Warren East, Chief Executive Officer, said, “Q3 was a good quarter for ARM. Despite pressure on customers’ R&D budgets we are pleased that continuing strong demand from industry leaders, combined with our broadest range of products and effective use of licensing models, has delivered a record number of processor licenses. We are particularly encouraged by the licensing of ARM’s next generation processor technology, and by the first license to a leading fabless semiconductor company of ARM's advanced 28nm physical IP. Such agreements are the drivers of ARM’s long-term royalty growth, and as ARM becomes the technology of choice in smart, connected and low-power consumer electronic devices we continue to gain market share.
Once again we have demonstrated the resilience in the ARM business model; our improving revenue and disciplined cost control has delivered a sequential improvement in margins and profitability, as well as a high level of cash generation.”
On October 28, 2009 CEVA, Inc reported financial results for the third quarter the period ended September 30, 2009. Total revenue for the quarter was $9.7 million, a dip of 5.4% from the $10.2 million in the third quarter of 2008, but a 6% increase from the $9.1 million in the second quarter of 2009. License revenue was $5.2 million, accounting for 54% of total revenue. This was a decline of over 12% from the year ago quarter, but an increase of nearly 23% from the just prior quarter. Royalty revenue was $3.6 million or 38% of the total. This was an increase of 12% year-over-year, but a drop of 6.5% sequentially. Other Revenue of $723,000 accounted for the remaining 7.5%
During the third quarter, the Company concluded six new license agreements. Five agreements were for CEVA DSP cores, platforms and software and one agreement was for Bluetooth technology. Target applications for customer deployment are 2G ultra-low cost phones, 3G handsets, Smartphones, mobileTVs, portable multimedia and Passive Optical Networks (PON). Geographically, three of the agreements signed were in Europe and three in Asia.

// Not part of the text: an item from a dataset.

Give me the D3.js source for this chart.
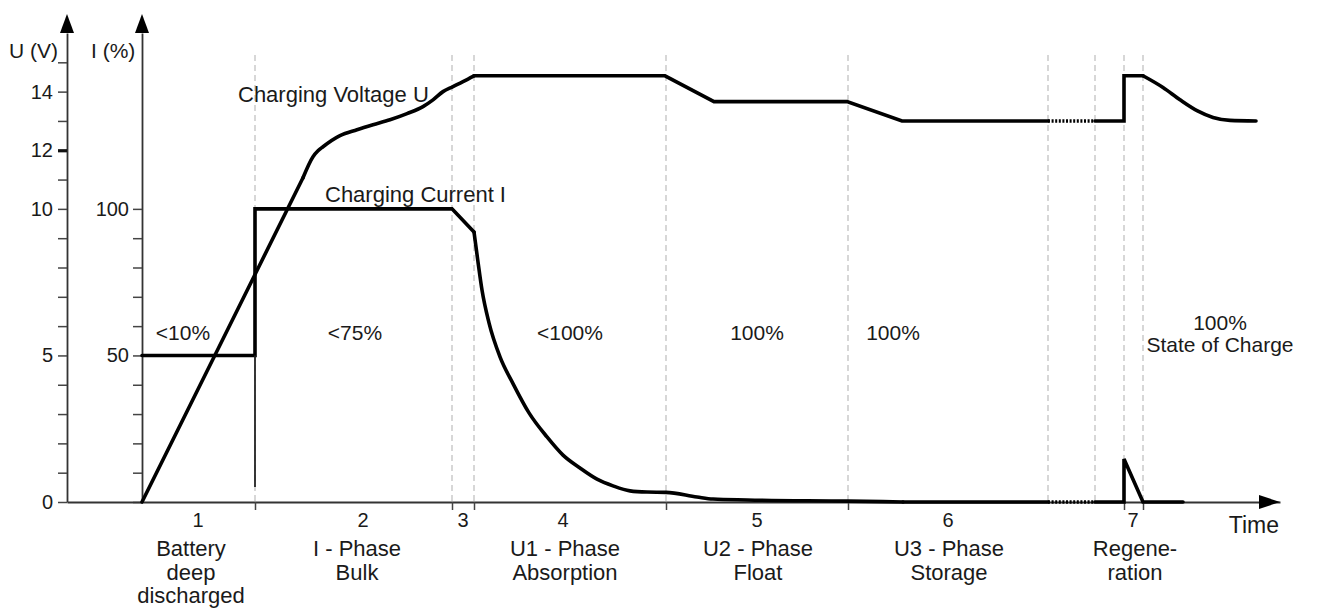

During the quarter, CEVA customers shipped 89 million units, up 24% year-over-year, and up 34% sequentially. Of these units, 75 million were from customers paying per unit royalties, and 14 million were from customers on prepaid royalty.
Net income for the quarter was $1.7 million, an increase of 25% from the $1.4 million in the same quarter a year earlier, but a drop of over 24% from the $2.3 million in the just preceding quarter.

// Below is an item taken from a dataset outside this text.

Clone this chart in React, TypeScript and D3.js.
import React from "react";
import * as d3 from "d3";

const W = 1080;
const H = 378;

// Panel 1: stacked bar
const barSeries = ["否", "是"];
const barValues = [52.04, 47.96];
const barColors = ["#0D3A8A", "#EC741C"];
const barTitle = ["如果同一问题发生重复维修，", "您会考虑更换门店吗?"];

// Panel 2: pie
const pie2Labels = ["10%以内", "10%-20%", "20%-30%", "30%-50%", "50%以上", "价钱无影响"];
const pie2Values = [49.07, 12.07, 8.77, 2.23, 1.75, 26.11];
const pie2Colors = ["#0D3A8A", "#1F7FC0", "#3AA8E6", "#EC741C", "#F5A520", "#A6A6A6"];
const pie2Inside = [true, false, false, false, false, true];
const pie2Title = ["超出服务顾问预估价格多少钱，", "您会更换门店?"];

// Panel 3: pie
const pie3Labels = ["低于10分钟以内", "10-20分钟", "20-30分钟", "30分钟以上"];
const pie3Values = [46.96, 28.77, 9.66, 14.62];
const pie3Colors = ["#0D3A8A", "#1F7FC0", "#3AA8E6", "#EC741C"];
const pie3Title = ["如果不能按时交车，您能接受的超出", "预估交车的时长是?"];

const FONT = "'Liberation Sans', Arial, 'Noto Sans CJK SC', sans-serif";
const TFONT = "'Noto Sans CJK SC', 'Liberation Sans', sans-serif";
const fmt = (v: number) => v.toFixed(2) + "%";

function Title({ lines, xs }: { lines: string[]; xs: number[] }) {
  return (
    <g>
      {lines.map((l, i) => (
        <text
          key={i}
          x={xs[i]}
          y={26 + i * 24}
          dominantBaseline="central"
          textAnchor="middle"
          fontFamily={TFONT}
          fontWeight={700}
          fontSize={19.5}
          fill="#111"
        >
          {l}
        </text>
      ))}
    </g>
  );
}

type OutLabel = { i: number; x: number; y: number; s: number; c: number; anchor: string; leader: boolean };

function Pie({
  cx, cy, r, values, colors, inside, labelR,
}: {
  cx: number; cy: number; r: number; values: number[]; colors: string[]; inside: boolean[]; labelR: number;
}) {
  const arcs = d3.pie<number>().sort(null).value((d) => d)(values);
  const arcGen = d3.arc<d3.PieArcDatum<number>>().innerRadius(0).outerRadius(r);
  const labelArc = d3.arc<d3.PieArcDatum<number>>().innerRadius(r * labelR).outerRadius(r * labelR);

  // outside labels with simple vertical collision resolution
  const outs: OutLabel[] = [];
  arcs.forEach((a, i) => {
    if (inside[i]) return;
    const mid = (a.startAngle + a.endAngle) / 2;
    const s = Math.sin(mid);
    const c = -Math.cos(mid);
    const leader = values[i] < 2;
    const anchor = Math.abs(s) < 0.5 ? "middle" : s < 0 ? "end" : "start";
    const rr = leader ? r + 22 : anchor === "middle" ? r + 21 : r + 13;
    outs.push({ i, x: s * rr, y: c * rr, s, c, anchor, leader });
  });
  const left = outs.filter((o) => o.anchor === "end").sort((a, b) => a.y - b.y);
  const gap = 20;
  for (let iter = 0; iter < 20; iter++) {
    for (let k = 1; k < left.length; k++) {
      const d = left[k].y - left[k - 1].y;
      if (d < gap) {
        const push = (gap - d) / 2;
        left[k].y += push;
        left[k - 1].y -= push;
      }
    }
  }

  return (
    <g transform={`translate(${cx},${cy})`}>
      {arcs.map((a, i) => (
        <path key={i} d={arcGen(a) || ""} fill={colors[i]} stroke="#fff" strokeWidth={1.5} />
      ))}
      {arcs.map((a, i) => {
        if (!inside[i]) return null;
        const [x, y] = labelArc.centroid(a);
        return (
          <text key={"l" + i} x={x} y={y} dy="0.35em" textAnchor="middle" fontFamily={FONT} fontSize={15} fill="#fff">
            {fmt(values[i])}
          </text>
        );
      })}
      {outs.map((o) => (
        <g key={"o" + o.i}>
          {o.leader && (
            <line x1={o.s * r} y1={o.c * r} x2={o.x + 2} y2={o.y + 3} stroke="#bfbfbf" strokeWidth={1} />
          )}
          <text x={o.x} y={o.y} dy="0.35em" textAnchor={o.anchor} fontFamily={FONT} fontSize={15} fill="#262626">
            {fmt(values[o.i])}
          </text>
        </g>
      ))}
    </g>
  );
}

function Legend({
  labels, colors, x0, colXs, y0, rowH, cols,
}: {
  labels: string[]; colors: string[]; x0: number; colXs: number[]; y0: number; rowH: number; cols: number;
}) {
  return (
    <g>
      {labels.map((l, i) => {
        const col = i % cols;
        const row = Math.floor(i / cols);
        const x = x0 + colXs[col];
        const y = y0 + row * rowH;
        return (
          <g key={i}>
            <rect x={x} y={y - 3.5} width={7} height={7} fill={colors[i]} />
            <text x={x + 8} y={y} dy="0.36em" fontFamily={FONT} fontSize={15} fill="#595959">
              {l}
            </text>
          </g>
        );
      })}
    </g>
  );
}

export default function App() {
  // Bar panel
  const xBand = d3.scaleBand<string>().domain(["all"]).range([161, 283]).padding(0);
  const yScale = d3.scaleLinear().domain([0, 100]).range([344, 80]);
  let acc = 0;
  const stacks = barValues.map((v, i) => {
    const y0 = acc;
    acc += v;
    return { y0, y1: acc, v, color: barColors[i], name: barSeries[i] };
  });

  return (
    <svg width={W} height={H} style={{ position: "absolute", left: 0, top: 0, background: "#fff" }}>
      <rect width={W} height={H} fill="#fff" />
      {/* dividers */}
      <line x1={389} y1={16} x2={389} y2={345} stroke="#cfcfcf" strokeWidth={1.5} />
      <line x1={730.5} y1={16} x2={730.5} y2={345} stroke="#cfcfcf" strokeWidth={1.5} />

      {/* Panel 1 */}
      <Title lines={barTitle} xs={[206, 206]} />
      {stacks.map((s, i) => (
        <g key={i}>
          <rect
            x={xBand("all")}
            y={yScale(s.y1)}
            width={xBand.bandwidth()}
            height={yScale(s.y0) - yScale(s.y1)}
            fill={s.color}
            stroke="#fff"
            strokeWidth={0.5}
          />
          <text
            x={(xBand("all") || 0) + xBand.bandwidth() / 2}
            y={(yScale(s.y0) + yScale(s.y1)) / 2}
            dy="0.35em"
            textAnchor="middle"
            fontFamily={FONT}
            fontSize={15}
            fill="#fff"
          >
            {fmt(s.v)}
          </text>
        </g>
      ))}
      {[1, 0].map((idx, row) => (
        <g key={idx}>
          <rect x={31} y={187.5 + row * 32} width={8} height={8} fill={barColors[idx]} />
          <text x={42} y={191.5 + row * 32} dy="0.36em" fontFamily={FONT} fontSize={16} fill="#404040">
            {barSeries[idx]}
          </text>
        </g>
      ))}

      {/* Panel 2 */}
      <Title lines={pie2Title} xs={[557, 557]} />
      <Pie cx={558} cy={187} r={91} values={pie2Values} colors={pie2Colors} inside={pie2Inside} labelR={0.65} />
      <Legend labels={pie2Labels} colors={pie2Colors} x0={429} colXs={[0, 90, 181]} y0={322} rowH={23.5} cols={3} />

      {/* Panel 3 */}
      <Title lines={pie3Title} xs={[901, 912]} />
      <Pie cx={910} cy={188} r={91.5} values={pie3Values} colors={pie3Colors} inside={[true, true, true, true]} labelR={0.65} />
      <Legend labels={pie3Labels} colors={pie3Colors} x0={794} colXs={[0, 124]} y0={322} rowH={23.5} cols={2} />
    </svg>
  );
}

Gideon Wertheizer, Chief Executive Officer of CEVA, stated, "Our solid third quarter performance reflects a strong demand for our DSPs and technologies and a continued worldwide market share expansion in the handsets market which reached a record high of 23%. We are encouraged by the increasing demand for our newest technologies for the growing markets of LTE, MID, HD multimedia and Passive Optical Networks (PON)."

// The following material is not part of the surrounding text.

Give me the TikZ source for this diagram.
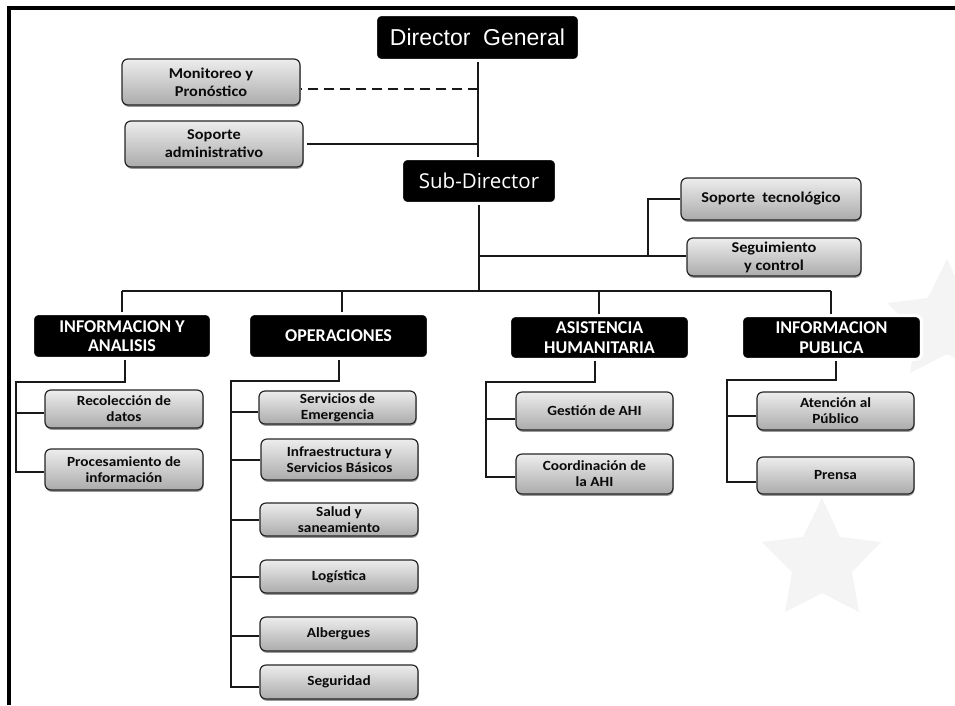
\documentclass[tikz,border=0pt]{standalone}
\usepackage{fontspec}
\setmainfont{Carlito}
\newfontfamily\leaffont[FakeStretch=1.09]{Carlito}
\newfontfamily\arialfont{Liberation Sans}
\newfontfamily\openfont{Open Sans}
\usetikzlibrary{shadows}
\definecolor{starcol}{gray}{0.955}
\definecolor{inkcol}{gray}{0.04}
\tikzset{
  leafbox/.style={rounded corners=6pt, draw=black!85, line width=1.2pt,
    top color=black!7, bottom color=black!33, inner sep=0pt, align=center,
    text=inkcol, font=\leaffont\bfseries\fontsize{14}{16}\selectfont,
    drop shadow={shadow xshift=0.6pt, shadow yshift=-1.8pt, opacity=0.4, fill=black}},
  staffbox/.style={leafbox, font=\leaffont\bfseries\fontsize{15}{18}\selectfont},
  headbox/.style={rounded corners=6pt, draw=white, line width=3.2pt, fill=black,
    inner sep=0pt, align=center, text=white,
    font=\bfseries\fontsize{18}{19.5}\selectfont,
    drop shadow={shadow xshift=0.8pt, shadow yshift=-1pt, opacity=0.22, fill=black}},
  link/.style={draw=black!90, line width=1.7pt},
  starshape/.style={fill=starcol, draw=none},
}
\begin{document}
\begin{tikzpicture}[x=1pt,y=-1pt]
\useasboundingbox (0,0) rectangle (955,705);
\fill[white] (0,0) rectangle (955,705);
% watermark stars
\begin{scope}
\clip (0,0) rectangle (955,705);
\foreach \dx/\dy in {0/0,125/-239}{
  \fill[starshape,shift={(\dx pt,-\dy pt)}] (822,498) -- (840,537) -- (881,542) -- (852,572) -- (859,612)
    -- (822,593) -- (785,612) -- (792,572) -- (762,542) -- (803,537) -- cycle;
}
\end{scope}
% frame
\coordinate (frameA) at (8.7,705);
\coordinate (frameB) at (8.7,8);
\coordinate (frameC) at (955,8);
\draw[line width=3.6pt,black] (frameA) -- (frameB) -- (frameC);
% head boxes
\node[headbox,font=\arialfont\fontsize{23}{26}\selectfont,minimum width=204pt,minimum height=46pt] (dg) at (477.5,37.5) {Director\ \ General};
\node[headbox,font=\openfont\fontsize{20.5}{22}\selectfont,minimum width=155pt,minimum height=45pt] (sd) at (479,181) {Sub-Director};
\node[headbox,minimum width=179pt,minimum height=45pt] (ia) at (122,336) {INFORMACION Y\\ANALISIS};
\node[headbox,minimum width=180pt,minimum height=45pt] (op) at (338.5,336) {OPERACIONES};
\node[headbox,minimum width=180pt,minimum height=44pt] (ah) at (599.5,337.5) {ASISTENCIA\\HUMANITARIA};
\node[headbox,minimum width=180pt,minimum height=44pt] (ip) at (831.5,337.5) {INFORMACION\\PUBLICA};
% staff boxes
\node[staffbox,minimum width=178pt,minimum height=46pt] (mon) at (211,82) {Monitoreo y\\Pron\'ostico};
\node[staffbox,minimum width=178pt,minimum height=46pt] (sad) at (214,144) {Soporte\\administrativo};
\node[staffbox,minimum width=180pt,minimum height=42pt] (stec) at (771,199) {Soporte\ \ tecnol\'ogico};
\node[staffbox,minimum width=174pt,minimum height=38pt] (seg) at (774,257) {Seguimiento\\y control};
% leaf boxes
\node[leafbox,minimum width=158pt,minimum height=38pt] (rec) at (124,409) {Recolecci\'on de\\datos};
\node[leafbox,minimum width=158pt,minimum height=41pt] (pro) at (124,469.5) {Procesamiento de\\informaci\'on};
\node[leafbox,minimum width=157pt,minimum height=33pt] (ser) at (337.5,407.5) {Servicios de\\Emergencia};
\node[leafbox,minimum width=157pt,minimum height=41pt] (inf) at (339.5,459.5) {Infraestructura y\\Servicios B\'asicos};
\node[leafbox,minimum width=158pt,minimum height=33pt] (sal) at (339,519.5) {Salud y\\saneamiento};
\node[leafbox,minimum width=158pt,minimum height=33pt] (log) at (339,576.5) {Log\'istica};
\node[leafbox,minimum width=157pt,minimum height=34pt] (alb) at (338.5,634) {Albergues};
\node[leafbox,minimum width=158pt,minimum height=34pt] (sgr) at (339,682) {Seguridad};
\node[leafbox,minimum width=157pt,minimum height=38pt] (ges) at (594.5,411) {Gesti\'on de AHI};
\node[leafbox,minimum width=157pt,minimum height=40pt] (coo) at (594.5,474) {Coordinaci\'on de\\la AHI};
\node[leafbox,minimum width=157pt,minimum height=38pt] (ate) at (835.5,411) {Atenci\'on al\\P\'ublico};
\node[leafbox,minimum width=157pt,minimum height=37pt] (pre) at (835.5,475.5) {Prensa};
% junctions
\coordinate (jmon) at (478,88.5);
\coordinate (jsad) at (478,144);
\coordinate (jdown) at (478,157);
\coordinate (jseg) at (479,256);
\coordinate (jtec) at (648,256);
\coordinate (jbus) at (479,291);
\coordinate (bia) at (122,291);
\coordinate (bop) at (342,291);
\coordinate (bah) at (599,291);
\coordinate (bip) at (831,291);
% elbows under the heads
\coordinate (dia) at (125,382);
\coordinate (dop) at (339,381);
\coordinate (dah) at (595,382);
\coordinate (dip) at (836,380);
% vertical rails
\coordinate (tia) at (16,382);
\coordinate (top) at (231,381);
\coordinate (tah) at (486,382);
\coordinate (tip) at (727,380);
% tick heights
\coordinate (krec) at (16,413);
\coordinate (kpro) at (16,472);
\coordinate (kser) at (231,412);
\coordinate (kinf) at (231,460);
\coordinate (ksal) at (231,520);
\coordinate (klog) at (231,577);
\coordinate (kalb) at (231,636);
\coordinate (ksgr) at (231,687);
\coordinate (kges) at (486,419);
\coordinate (kcoo) at (486,477);
\coordinate (kate) at (727,416);
\coordinate (kpre) at (727,482);
% connectors
\draw[link] (dg.south -| jdown) -- (jdown);
\draw[link,dash pattern=on 10pt off 6pt,line width=2pt] (jmon) -- (mon.east |- jmon);
\draw[link] ([xshift=3pt]sad.east |- jsad) -- (jsad);
\draw[link] (sd.south -| jbus) -- (jbus);
\draw[link] (jseg) -- (seg.west |- jseg);
\draw[link] (jtec) -- (jtec |- stec.west) -- (stec.west);
\draw[link] (bia) -- (bip);
\draw[link] (bia) -- (bia |- ia.north);
\draw[link] (bop) -- (bop |- op.north);
\draw[link] (bah) -- (bah |- ah.north);
\draw[link] (bip) -- (bip |- ip.north);
% Informacion y analisis
\draw[link] (ia.south -| dia) -- (dia) -- (tia) -- (kpro) -- (pro.west |- kpro);
\draw[link] (krec) -- (rec.west |- krec);
% Operaciones
\draw[link] (op.south -| dop) -- (dop) -- (top) -- (ksgr) -- (sgr.west |- ksgr);
\draw[link] (kser) -- (ser.west |- kser);
\draw[link] (kinf) -- (inf.west |- kinf);
\draw[link] (ksal) -- (sal.west |- ksal);
\draw[link] (klog) -- (log.west |- klog);
\draw[link] (kalb) -- (alb.west |- kalb);
% Asistencia
\draw[link] (ah.south -| dah) -- (dah) -- (tah) -- (kcoo) -- (coo.west |- kcoo);
\draw[link] (kges) -- (ges.west |- kges);
% Informacion publica
\draw[link] (ip.south -| dip) -- (dip) -- (tip) -- (kpre) -- (pre.west |- kpre);
\draw[link] (kate) -- (ate.west |- kate);
\end{tikzpicture}
\end{document}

Yaniv Arieli, CFO of CEVA, stated, "Our third quarter results and the positive momentum in our business exceeded our expectations. As a result, our gross and operating margins as well as our non-GAAP net income and EPS reached record highs during the quarter. We also generated positive cash flow of approximately $4.0 million, bringing our cash balances and marketable securities to $91.8 million."